**BRIEF:** Exactly as written, retype the listing below, omitting the pictures.

* Start *

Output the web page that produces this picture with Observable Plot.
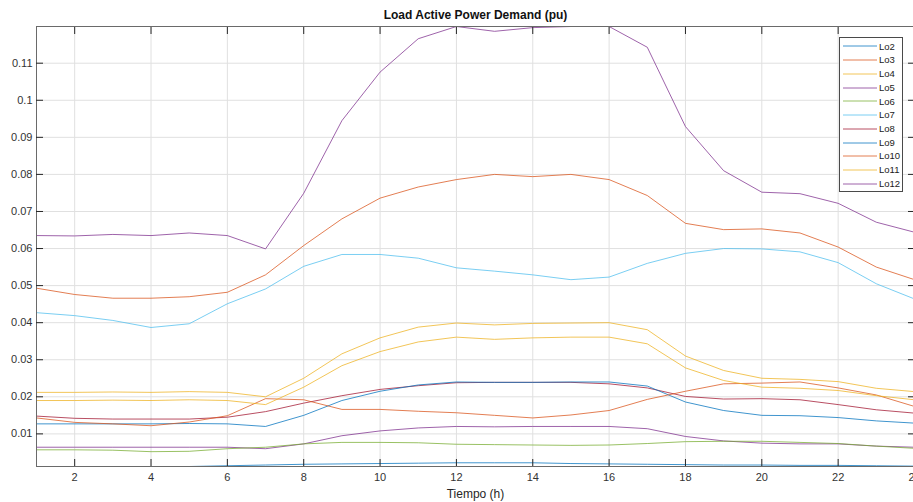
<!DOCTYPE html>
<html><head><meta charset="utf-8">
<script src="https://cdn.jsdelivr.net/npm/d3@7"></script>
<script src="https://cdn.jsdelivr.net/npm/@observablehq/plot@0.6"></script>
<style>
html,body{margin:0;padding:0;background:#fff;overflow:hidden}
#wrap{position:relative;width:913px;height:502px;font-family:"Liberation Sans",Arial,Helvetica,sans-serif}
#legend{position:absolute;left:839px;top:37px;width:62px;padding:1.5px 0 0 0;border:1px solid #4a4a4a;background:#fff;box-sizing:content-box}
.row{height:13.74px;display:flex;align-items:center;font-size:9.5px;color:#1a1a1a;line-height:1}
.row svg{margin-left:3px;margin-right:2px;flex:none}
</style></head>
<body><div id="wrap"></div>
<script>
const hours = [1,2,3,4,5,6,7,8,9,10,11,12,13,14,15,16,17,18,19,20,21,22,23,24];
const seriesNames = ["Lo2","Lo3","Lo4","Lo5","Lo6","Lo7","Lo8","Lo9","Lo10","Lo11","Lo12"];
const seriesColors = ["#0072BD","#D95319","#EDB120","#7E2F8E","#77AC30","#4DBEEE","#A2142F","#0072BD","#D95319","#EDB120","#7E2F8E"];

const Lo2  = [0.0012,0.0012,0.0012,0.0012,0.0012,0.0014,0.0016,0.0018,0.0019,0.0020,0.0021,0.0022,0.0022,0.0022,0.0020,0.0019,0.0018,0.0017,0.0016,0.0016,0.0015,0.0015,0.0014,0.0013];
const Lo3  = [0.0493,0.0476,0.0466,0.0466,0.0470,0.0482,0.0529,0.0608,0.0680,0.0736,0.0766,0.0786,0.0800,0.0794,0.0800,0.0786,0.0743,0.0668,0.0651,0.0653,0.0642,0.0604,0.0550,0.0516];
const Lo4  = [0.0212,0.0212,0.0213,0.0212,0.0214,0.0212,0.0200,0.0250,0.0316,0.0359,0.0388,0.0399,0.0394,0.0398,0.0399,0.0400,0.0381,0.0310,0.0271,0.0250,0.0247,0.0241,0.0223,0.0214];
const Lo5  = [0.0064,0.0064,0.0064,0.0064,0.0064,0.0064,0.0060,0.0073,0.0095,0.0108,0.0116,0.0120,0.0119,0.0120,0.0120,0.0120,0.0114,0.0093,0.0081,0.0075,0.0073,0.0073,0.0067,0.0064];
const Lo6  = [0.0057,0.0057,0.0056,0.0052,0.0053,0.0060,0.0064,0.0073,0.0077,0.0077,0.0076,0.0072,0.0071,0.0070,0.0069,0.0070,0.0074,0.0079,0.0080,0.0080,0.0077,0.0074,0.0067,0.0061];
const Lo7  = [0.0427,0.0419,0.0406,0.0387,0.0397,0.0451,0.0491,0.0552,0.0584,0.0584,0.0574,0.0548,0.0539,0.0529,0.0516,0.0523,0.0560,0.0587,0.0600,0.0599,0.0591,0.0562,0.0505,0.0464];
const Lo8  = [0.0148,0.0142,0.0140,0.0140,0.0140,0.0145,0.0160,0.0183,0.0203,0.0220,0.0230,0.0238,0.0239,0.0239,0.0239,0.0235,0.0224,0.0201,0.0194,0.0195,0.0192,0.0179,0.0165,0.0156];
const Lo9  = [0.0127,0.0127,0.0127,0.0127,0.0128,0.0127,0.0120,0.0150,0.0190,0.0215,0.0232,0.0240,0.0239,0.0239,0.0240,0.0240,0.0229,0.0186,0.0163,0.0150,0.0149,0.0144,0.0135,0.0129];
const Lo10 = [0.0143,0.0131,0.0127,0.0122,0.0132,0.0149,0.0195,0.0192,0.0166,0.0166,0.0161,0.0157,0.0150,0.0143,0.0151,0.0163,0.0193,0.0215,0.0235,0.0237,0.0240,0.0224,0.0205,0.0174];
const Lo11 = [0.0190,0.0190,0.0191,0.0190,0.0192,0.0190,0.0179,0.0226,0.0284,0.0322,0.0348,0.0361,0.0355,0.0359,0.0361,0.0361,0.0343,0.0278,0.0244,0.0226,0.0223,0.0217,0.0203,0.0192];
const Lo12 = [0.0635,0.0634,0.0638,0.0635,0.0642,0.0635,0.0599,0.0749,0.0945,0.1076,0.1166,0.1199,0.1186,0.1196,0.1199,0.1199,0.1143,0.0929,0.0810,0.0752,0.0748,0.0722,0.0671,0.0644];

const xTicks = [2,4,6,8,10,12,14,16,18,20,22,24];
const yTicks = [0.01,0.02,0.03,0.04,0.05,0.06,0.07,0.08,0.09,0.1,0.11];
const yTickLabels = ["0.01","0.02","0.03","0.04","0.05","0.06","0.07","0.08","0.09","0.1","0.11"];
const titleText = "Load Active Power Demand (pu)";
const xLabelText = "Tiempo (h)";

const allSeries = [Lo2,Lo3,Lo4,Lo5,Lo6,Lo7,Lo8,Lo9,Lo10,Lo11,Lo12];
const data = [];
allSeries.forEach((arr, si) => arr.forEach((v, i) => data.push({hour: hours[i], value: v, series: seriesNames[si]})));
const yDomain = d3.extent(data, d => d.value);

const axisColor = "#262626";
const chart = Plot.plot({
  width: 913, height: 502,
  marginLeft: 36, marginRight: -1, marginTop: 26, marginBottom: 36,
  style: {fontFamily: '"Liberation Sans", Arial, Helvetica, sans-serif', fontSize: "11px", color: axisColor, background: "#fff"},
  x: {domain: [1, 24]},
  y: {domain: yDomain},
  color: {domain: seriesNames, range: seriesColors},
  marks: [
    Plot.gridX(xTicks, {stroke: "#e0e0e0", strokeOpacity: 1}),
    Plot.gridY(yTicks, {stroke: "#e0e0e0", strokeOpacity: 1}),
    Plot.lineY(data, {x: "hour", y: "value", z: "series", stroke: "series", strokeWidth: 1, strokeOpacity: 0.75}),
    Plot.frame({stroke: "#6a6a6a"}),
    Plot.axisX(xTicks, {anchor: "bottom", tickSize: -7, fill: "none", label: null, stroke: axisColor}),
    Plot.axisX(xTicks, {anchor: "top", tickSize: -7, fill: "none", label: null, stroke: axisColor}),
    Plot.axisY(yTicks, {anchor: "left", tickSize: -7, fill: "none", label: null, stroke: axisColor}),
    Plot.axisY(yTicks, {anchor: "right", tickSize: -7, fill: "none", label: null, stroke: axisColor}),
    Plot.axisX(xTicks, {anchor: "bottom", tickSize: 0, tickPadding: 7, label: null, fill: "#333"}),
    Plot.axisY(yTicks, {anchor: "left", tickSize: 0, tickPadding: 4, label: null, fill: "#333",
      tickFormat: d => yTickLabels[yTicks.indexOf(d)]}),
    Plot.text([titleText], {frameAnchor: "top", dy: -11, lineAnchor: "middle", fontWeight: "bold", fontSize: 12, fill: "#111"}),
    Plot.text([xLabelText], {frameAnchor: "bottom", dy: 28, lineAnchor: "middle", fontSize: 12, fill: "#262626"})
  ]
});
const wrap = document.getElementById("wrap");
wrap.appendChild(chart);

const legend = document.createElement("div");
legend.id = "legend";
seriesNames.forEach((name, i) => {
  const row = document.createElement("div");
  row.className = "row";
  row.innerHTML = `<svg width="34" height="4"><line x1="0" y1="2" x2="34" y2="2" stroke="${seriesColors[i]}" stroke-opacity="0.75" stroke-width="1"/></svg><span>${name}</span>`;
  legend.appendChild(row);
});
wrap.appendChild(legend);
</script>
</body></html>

* End *

**SOLUTION TO THIS TASK:**
Output the web page that produces this picture with Observable Plot.
<!DOCTYPE html>
<html><head><meta charset="utf-8">
<script src="https://cdn.jsdelivr.net/npm/d3@7"></script>
<script src="https://cdn.jsdelivr.net/npm/@observablehq/plot@0.6"></script>
<style>
html,body{margin:0;padding:0;background:#fff;overflow:hidden}
#wrap{position:relative;width:913px;height:502px;font-family:"Liberation Sans",Arial,Helvetica,sans-serif}
#legend{position:absolute;left:839px;top:37px;width:62px;padding:1.5px 0 0 0;border:1px solid #4a4a4a;background:#fff;box-sizing:content-box}
.row{height:13.74px;display:flex;align-items:center;font-size:9.5px;color:#1a1a1a;line-height:1}
.row svg{margin-left:3px;margin-right:2px;flex:none}
</style></head>
<body><div id="wrap"></div>
<script>
const hours = [1,2,3,4,5,6,7,8,9,10,11,12,13,14,15,16,17,18,19,20,21,22,23,24];
const seriesNames = ["Lo2","Lo3","Lo4","Lo5","Lo6","Lo7","Lo8","Lo9","Lo10","Lo11","Lo12"];
const seriesColors = ["#0072BD","#D95319","#EDB120","#7E2F8E","#77AC30","#4DBEEE","#A2142F","#0072BD","#D95319","#EDB120","#7E2F8E"];

const Lo2  = [0.0012,0.0012,0.0012,0.0012,0.0012,0.0014,0.0016,0.0018,0.0019,0.0020,0.0021,0.0022,0.0022,0.0022,0.0020,0.0019,0.0018,0.0017,0.0016,0.0016,0.0015,0.0015,0.0014,0.0013];
const Lo3  = [0.0493,0.0476,0.0466,0.0466,0.0470,0.0482,0.0529,0.0608,0.0680,0.0736,0.0766,0.0786,0.0800,0.0794,0.0800,0.0786,0.0743,0.0668,0.0651,0.0653,0.0642,0.0604,0.0550,0.0516];
const Lo4  = [0.0212,0.0212,0.0213,0.0212,0.0214,0.0212,0.0200,0.0250,0.0316,0.0359,0.0388,0.0399,0.0394,0.0398,0.0399,0.0400,0.0381,0.0310,0.0271,0.0250,0.0247,0.0241,0.0223,0.0214];
const Lo5  = [0.0064,0.0064,0.0064,0.0064,0.0064,0.0064,0.0060,0.0073,0.0095,0.0108,0.0116,0.0120,0.0119,0.0120,0.0120,0.0120,0.0114,0.0093,0.0081,0.0075,0.0073,0.0073,0.0067,0.0064];
const Lo6  = [0.0057,0.0057,0.0056,0.0052,0.0053,0.0060,0.0064,0.0073,0.0077,0.0077,0.0076,0.0072,0.0071,0.0070,0.0069,0.0070,0.0074,0.0079,0.0080,0.0080,0.0077,0.0074,0.0067,0.0061];
const Lo7  = [0.0427,0.0419,0.0406,0.0387,0.0397,0.0451,0.0491,0.0552,0.0584,0.0584,0.0574,0.0548,0.0539,0.0529,0.0516,0.0523,0.0560,0.0587,0.0600,0.0599,0.0591,0.0562,0.0505,0.0464];
const Lo8  = [0.0148,0.0142,0.0140,0.0140,0.0140,0.0145,0.0160,0.0183,0.0203,0.0220,0.0230,0.0238,0.0239,0.0239,0.0239,0.0235,0.0224,0.0201,0.0194,0.0195,0.0192,0.0179,0.0165,0.0156];
const Lo9  = [0.0127,0.0127,0.0127,0.0127,0.0128,0.0127,0.0120,0.0150,0.0190,0.0215,0.0232,0.0240,0.0239,0.0239,0.0240,0.0240,0.0229,0.0186,0.0163,0.0150,0.0149,0.0144,0.0135,0.0129];
const Lo10 = [0.0143,0.0131,0.0127,0.0122,0.0132,0.0149,0.0195,0.0192,0.0166,0.0166,0.0161,0.0157,0.0150,0.0143,0.0151,0.0163,0.0193,0.0215,0.0235,0.0237,0.0240,0.0224,0.0205,0.0174];
const Lo11 = [0.0190,0.0190,0.0191,0.0190,0.0192,0.0190,0.0179,0.0226,0.0284,0.0322,0.0348,0.0361,0.0355,0.0359,0.0361,0.0361,0.0343,0.0278,0.0244,0.0226,0.0223,0.0217,0.0203,0.0192];
const Lo12 = [0.0635,0.0634,0.0638,0.0635,0.0642,0.0635,0.0599,0.0749,0.0945,0.1076,0.1166,0.1199,0.1186,0.1196,0.1199,0.1199,0.1143,0.0929,0.0810,0.0752,0.0748,0.0722,0.0671,0.0644];

const xTicks = [2,4,6,8,10,12,14,16,18,20,22,24];
const yTicks = [0.01,0.02,0.03,0.04,0.05,0.06,0.07,0.08,0.09,0.1,0.11];
const yTickLabels = ["0.01","0.02","0.03","0.04","0.05","0.06","0.07","0.08","0.09","0.1","0.11"];
const titleText = "Load Active Power Demand (pu)";
const xLabelText = "Tiempo (h)";

const allSeries = [Lo2,Lo3,Lo4,Lo5,Lo6,Lo7,Lo8,Lo9,Lo10,Lo11,Lo12];
const data = [];
allSeries.forEach((arr, si) => arr.forEach((v, i) => data.push({hour: hours[i], value: v, series: seriesNames[si]})));
const yDomain = d3.extent(data, d => d.value);

const axisColor = "#262626";
const chart = Plot.plot({
  width: 913, height: 502,
  marginLeft: 36, marginRight: -1, marginTop: 26, marginBottom: 36,
  style: {fontFamily: '"Liberation Sans", Arial, Helvetica, sans-serif', fontSize: "11px", color: axisColor, background: "#fff"},
  x: {domain: [1, 24]},
  y: {domain: yDomain},
  color: {domain: seriesNames, range: seriesColors},
  marks: [
    Plot.gridX(xTicks, {stroke: "#e0e0e0", strokeOpacity: 1}),
    Plot.gridY(yTicks, {stroke: "#e0e0e0", strokeOpacity: 1}),
    Plot.lineY(data, {x: "hour", y: "value", z: "series", stroke: "series", strokeWidth: 1, strokeOpacity: 0.75}),
    Plot.frame({stroke: "#6a6a6a"}),
    Plot.axisX(xTicks, {anchor: "bottom", tickSize: -7, fill: "none", label: null, stroke: axisColor}),
    Plot.axisX(xTicks, {anchor: "top", tickSize: -7, fill: "none", label: null, stroke: axisColor}),
    Plot.axisY(yTicks, {anchor: "left", tickSize: -7, fill: "none", label: null, stroke: axisColor}),
    Plot.axisY(yTicks, {anchor: "right", tickSize: -7, fill: "none", label: null, stroke: axisColor}),
    Plot.axisX(xTicks, {anchor: "bottom", tickSize: 0, tickPadding: 7, label: null, fill: "#333"}),
    Plot.axisY(yTicks, {anchor: "left", tickSize: 0, tickPadding: 4, label: null, fill: "#333",
      tickFormat: d => yTickLabels[yTicks.indexOf(d)]}),
    Plot.text([titleText], {frameAnchor: "top", dy: -11, lineAnchor: "middle", fontWeight: "bold", fontSize: 12, fill: "#111"}),
    Plot.text([xLabelText], {frameAnchor: "bottom", dy: 28, lineAnchor: "middle", fontSize: 12, fill: "#262626"})
  ]
});
const wrap = document.getElementById("wrap");
wrap.appendChild(chart);

const legend = document.createElement("div");
legend.id = "legend";
seriesNames.forEach((name, i) => {
  const row = document.createElement("div");
  row.className = "row";
  row.innerHTML = `<svg width="34" height="4"><line x1="0" y1="2" x2="34" y2="2" stroke="${seriesColors[i]}" stroke-opacity="0.75" stroke-width="1"/></svg><span>${name}</span>`;
  legend.appendChild(row);
});
wrap.appendChild(legend);
</script>
</body></html>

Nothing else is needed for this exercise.